WHAT YOU NEED TO DO:
Wherever the word "code" appears in the entries, copy the whole line.

EXTRACTED INFORMATION:
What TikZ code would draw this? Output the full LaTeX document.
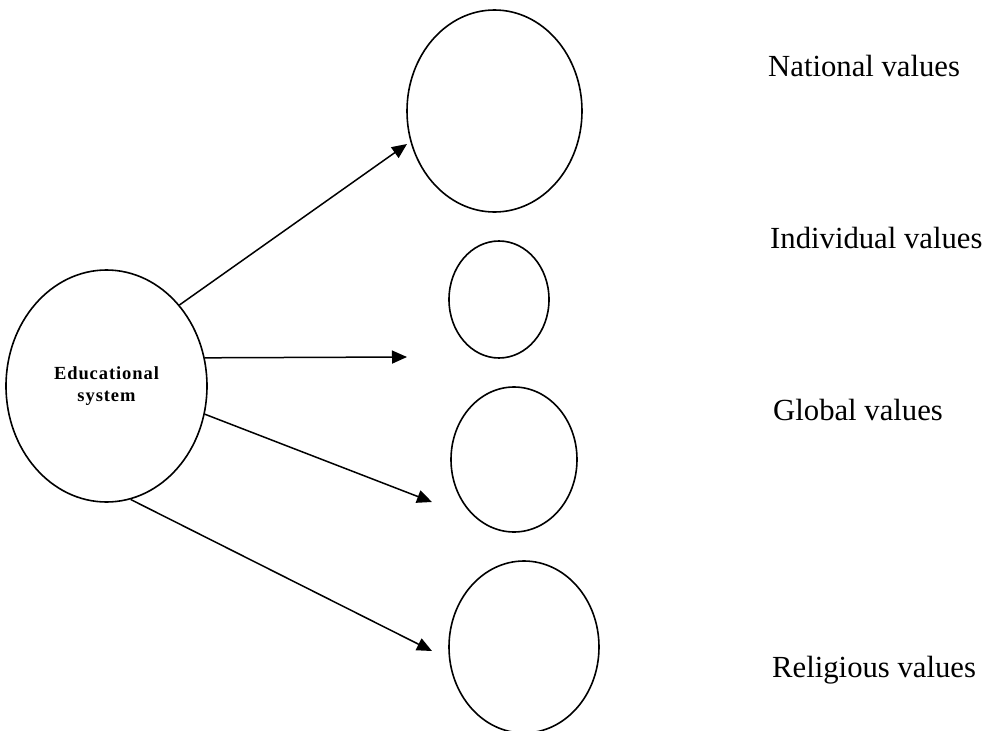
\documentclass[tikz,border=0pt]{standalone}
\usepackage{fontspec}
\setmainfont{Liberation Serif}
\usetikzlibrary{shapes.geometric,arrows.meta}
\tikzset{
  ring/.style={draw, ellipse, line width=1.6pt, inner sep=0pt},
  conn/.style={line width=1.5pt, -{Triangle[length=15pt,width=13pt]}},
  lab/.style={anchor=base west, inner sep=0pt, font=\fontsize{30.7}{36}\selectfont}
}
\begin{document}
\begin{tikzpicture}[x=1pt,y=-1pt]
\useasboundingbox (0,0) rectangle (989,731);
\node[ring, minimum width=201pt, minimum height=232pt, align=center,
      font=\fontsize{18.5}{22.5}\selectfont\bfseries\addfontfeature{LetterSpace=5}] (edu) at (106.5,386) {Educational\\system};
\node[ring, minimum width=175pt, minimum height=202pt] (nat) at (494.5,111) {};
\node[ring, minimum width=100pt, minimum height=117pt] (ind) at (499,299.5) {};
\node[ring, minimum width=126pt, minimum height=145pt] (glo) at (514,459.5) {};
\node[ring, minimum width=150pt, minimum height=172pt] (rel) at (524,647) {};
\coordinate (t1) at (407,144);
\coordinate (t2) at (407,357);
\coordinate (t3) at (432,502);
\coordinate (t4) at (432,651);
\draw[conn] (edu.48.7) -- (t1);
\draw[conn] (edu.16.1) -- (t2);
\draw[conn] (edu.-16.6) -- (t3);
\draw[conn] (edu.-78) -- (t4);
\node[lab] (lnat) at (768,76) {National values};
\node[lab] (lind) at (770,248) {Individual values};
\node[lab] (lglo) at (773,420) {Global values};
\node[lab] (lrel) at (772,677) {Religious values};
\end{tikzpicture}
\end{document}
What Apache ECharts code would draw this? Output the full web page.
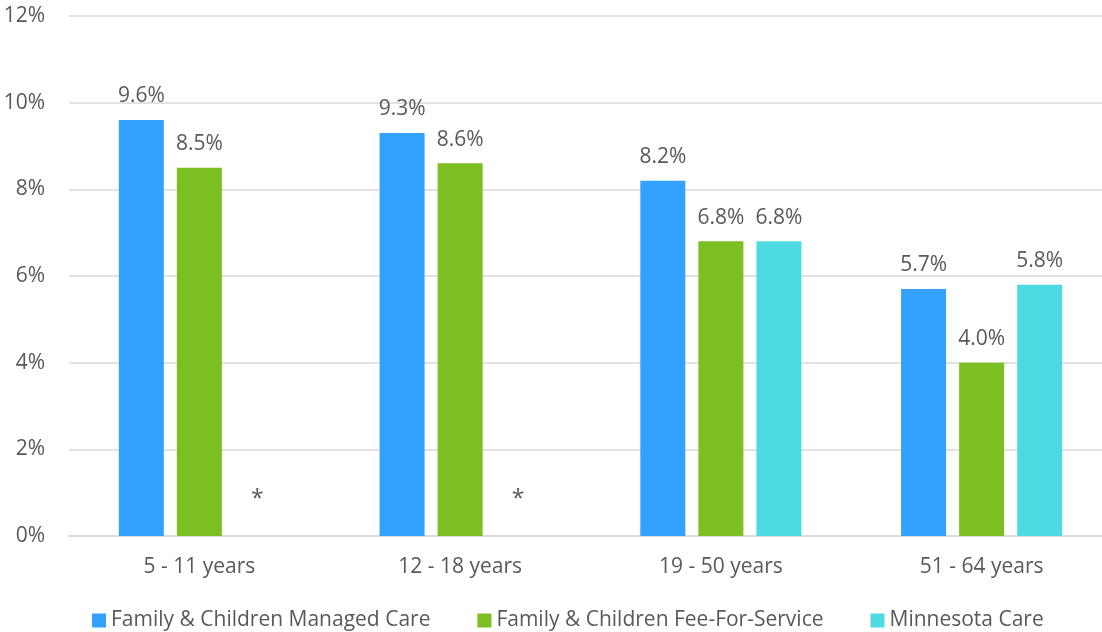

---

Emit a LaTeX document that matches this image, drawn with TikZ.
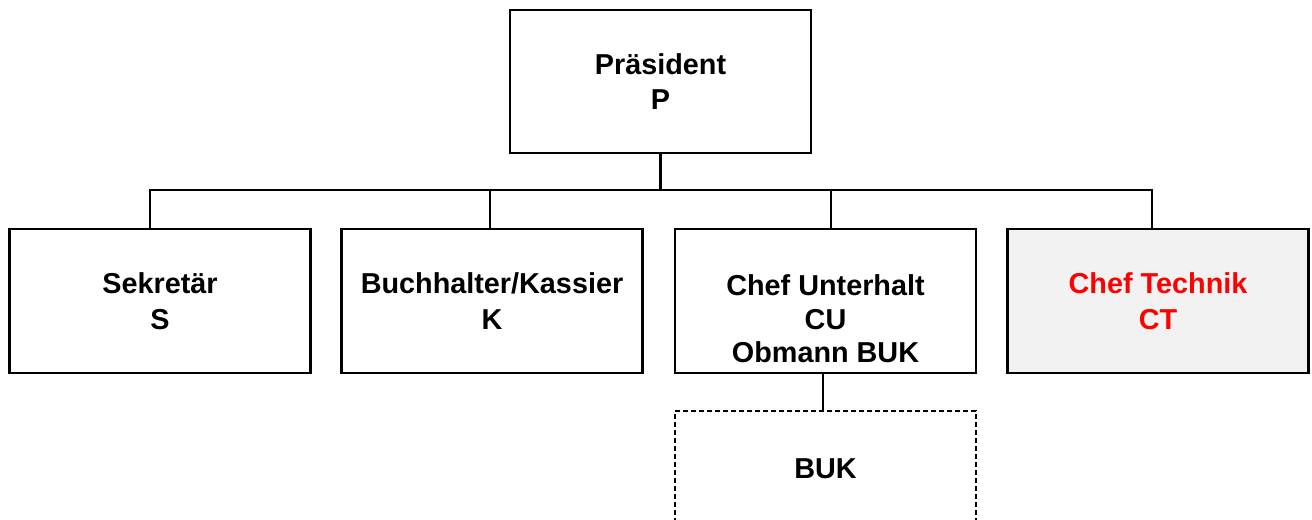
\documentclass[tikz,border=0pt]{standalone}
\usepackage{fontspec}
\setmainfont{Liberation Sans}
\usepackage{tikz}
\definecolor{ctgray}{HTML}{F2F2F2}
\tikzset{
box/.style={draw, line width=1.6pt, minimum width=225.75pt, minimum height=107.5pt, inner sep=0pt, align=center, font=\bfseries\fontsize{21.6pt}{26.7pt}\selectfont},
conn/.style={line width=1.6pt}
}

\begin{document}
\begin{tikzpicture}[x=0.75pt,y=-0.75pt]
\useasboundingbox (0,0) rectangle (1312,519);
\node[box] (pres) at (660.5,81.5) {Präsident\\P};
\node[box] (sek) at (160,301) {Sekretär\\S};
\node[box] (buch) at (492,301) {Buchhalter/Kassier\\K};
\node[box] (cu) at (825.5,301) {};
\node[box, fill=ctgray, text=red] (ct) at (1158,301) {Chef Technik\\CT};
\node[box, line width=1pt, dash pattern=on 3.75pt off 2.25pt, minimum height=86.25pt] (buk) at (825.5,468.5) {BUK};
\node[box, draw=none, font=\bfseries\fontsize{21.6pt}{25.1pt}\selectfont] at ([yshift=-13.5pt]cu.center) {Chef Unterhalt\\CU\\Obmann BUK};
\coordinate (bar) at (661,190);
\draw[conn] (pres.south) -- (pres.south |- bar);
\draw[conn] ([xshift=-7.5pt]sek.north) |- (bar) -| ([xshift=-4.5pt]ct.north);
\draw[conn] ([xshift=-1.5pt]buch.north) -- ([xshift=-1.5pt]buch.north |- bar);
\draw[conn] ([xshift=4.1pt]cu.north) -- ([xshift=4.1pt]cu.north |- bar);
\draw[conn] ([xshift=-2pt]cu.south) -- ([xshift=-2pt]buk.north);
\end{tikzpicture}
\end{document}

RESPONSE TO THE TASK:
What TikZ code would draw this? Output the full LaTeX document.
What Apache ECharts code would draw this? Output the full web page.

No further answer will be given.